Year: 2018 Source: Saskatoon, SK: Author, 2018. 102 p. SIEC No: 20180398

The Saskatchewan First Nations Suicide Prevention Strategy (SFNSPS) implements Resolution #2049, passed by the Chiefs-in-Assembly on May 18, 2017. This resolution directed the Federation of Sovereign Indigenous Nations (FSIN) to “develop and release a First Nations Suicide Prevention Strategy, with inclusion of the FSIN Youth Representatives, by May 31, 2018.” Data obtained from the Office of the Chief Coroner reveals that between 2005 and 2016 the rate
of death by suicide among First Nations people in Saskatchewan was 4.3 times higher than the rate among non-First Nations people in the province. Further, the number of suicides by First Nations men rose by 50% between 2014 and 2015 – and remained elevated through 2016 and 2017. The rate of death by suicide in the three northern Health Regions, where Indigenous people comprise a larger proportion of the population than anywhere else in the province, was more than three times higher than the rate in the ten southern Health Regions.
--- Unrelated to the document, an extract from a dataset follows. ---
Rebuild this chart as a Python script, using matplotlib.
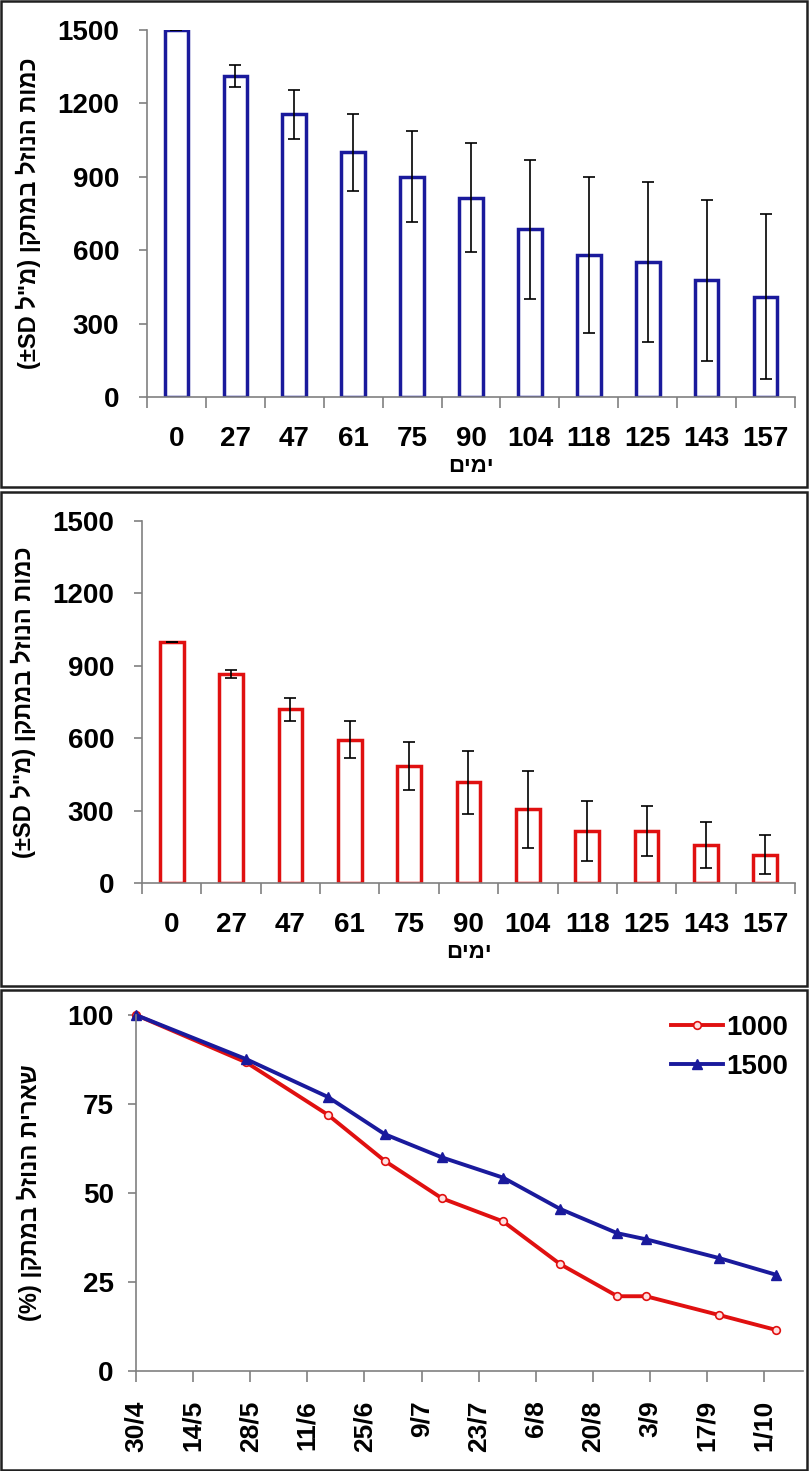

However, specific data on First Nations suicides by region or community are currently unavailable – one of several serious
data gaps we encountered.
As is the case in most societies, rates of death by suicide are higher among Saskatchewan First Nations men than among First Nations women. However, whereas the suicide rate among First Nations men was 3.4 times higher than among non-First Nations men, it was 8.4 times higher among First Nations women than among non-First Nations women (since the rate among nonFirst Nations women is so low).